Abstract
“We are all prisoners of our perceptions” – The Institute for the Future and Monsanto Contemplate Environmentalism in the 1970s
Throughout the 1970s, the Silicon Valley consulting firm the Institute for the Future (IFF) produced reports about changing the social and regulatory climate their clients would likely face in the coming decades. For the executives at Monsanto, IFF’s most significant client, environmental regulation was a top concern. Drawing on documents from the Institute for the Future archives at Stanford University, this paper examines IFF’s work for Monsanto in the 1970s to chart changing corporate attitudes towards environmental regulation during that decade.
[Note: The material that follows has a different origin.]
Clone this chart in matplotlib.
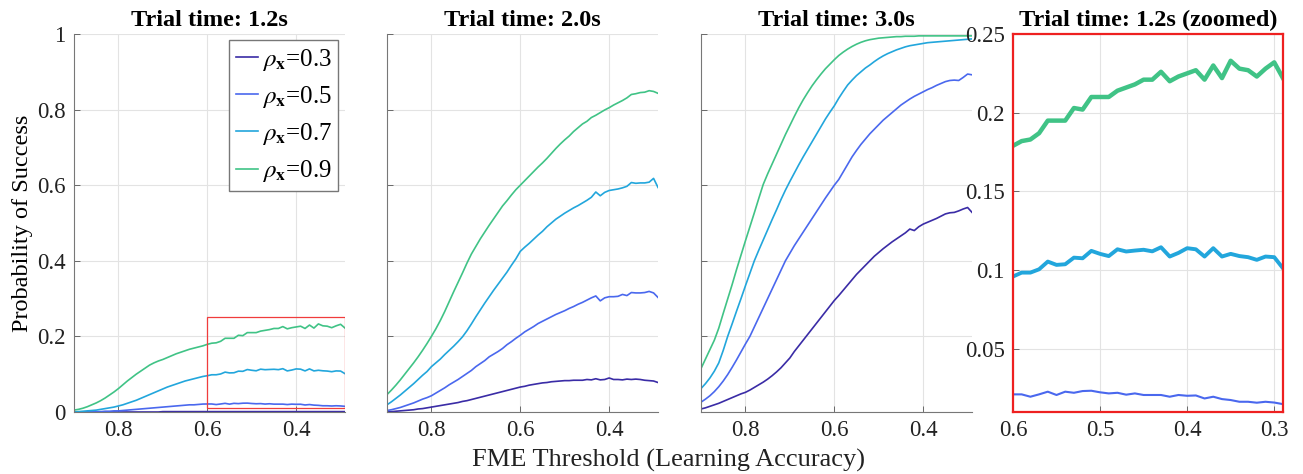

While IFF reports on the environment from the early 1970s focused the need for corporate leaders to rethink their organizations’ relationship to the natural world, later work for Monsanto as part of Project Aware, a major IFF study, was intended to help corporate clients anticipate (and influence) changing public sentiment about the environment and mitigate the threat of environmental regulation. This shifting stance on the part of IFF and its clients, though, was fraught. For instance, a 1975 IFF report for Monsanto’s New Ventures Division (which evaluated business proposals) took the form a religious narrative. Titled “The Conservation-Minded World of 1990,” the report offers a fictional narrative about an ex-pat Jesuit priest who returns to the United States in 1990 and sees changes in attitudes towards the environment. Mirroring the concerns of executives during the 1970s, this report, (along with others that IFF created for Monsanto), reveals an ambivalence on the part of the report’s authors in trying to locate a balance between corporate social responsibility towards and environment and fending off looming environmental regulation in the name of corporate autonomy.